Holding Library Call No.
LMC2435
Manuscript Cookbooks Survey Database ID#
469
Place of Origin
England
Date of Composition
early 19th century
Description
This extraordinarily interesting volume was manifestly compiled by group of a dozen or more persons, many of whose hands recur throughout. The book was carefully planned in advance. The pages were numbered 1 through 281 and spaces were allotted for "Savories" (mostly meat and fish dishes), "Puddings, Pies, Cakes, &c.," "To Pickle Vegetables," "Preserves," and "Wines and Sweet Liquids." As it happened, the collaborators continued to contribute recipes after all of the allotted spaces had been filled, and so the recipes appearing from pages 201 to 238 are a hodgepodge. (Unaccountably, "Wines . . ." was allotted a space of 100 pages at the outset of the project, while "Savories" and "Puddings . . ." were given only 70 pages each, making an organizational breakdown at the end of the project almost inevitable.) The pages after 238 are blank.The recipes are entered in an index at the front, written in a hand that recurs frequently throughout the book. Names appear at the end of many recipes. Since recipes in the same hands are often followed by different names, the names would appear to be attributions rather than signatures, at least in some instances.

The cuisine outlined in the book was current by the late eighteenth century, but certain recipes strongly suggest that the book was compiled after 1800, including "Cabinet Pudding" (page 114), "Mrs. Romney's School Cake" (page 117), "Everlasting Cheesecakes" (lemon curd, page 147), and "Gateau de Pommes" (page 219). The occasional use of precise weights and measures for meats and other savory ingredients, as well as the general recipe idiom, also point toward a compilation date after 1800. In connection with dating, the following remark, on page 211, bears mentioning: "Mrs. Dolphin's receipt which [Dillie?] gave me [1774?]." The handwriting of the date, if it is a date, is unclear, and of course the recipe could have been given many years before it was recorded in this book. 
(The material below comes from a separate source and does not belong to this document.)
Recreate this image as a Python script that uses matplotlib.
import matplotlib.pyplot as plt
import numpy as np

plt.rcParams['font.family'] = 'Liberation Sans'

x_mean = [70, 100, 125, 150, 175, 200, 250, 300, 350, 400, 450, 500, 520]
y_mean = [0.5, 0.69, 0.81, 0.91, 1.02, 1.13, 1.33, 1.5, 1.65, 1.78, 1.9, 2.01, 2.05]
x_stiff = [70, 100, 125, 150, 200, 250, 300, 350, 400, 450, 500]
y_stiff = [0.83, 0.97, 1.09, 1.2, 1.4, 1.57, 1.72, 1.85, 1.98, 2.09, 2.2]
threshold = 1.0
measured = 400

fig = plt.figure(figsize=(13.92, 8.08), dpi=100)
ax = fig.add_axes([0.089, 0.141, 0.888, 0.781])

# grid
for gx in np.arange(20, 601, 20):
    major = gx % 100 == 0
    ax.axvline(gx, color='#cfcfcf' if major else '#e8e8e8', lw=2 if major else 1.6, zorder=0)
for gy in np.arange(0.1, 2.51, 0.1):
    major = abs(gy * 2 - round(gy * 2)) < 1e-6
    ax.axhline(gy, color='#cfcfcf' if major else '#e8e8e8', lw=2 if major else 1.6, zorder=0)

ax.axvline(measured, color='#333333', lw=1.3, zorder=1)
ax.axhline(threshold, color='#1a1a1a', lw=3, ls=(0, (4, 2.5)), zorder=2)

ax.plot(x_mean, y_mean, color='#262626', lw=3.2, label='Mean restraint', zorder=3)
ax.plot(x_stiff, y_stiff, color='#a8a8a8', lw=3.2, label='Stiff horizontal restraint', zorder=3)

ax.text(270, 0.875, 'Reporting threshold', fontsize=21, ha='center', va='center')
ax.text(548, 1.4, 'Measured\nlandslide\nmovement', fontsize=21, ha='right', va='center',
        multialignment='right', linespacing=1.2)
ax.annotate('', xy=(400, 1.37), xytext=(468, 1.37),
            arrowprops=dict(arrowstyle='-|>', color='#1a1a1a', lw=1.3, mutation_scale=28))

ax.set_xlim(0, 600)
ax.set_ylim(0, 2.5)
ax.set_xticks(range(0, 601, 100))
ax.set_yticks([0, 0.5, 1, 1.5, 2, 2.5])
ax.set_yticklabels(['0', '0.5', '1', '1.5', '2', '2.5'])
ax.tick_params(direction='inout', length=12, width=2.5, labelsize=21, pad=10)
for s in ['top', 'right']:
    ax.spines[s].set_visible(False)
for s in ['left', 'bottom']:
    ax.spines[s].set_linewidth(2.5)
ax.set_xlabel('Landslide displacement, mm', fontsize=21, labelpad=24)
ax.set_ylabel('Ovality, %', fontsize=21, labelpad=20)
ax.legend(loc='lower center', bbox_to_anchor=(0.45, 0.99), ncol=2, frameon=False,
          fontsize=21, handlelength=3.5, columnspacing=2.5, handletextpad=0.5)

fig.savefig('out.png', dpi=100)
A particularly interesting recipe is "Miss Seward's famous Receipt to make the balls to the above Receipt" (page 218), the "above receipt" being "Hashed Calf's Head." After the recipe is written: "Miss Seward the Palace Lichfield." The Miss Seward referred to is the poet Anna Seward, who lived in Lichfield Bishops Palace from 1754 to her death in 1809. Her cookbook is part the Lilly Library collection, and it indeed contains the same recipe, in virtually the same words, in digital image 35.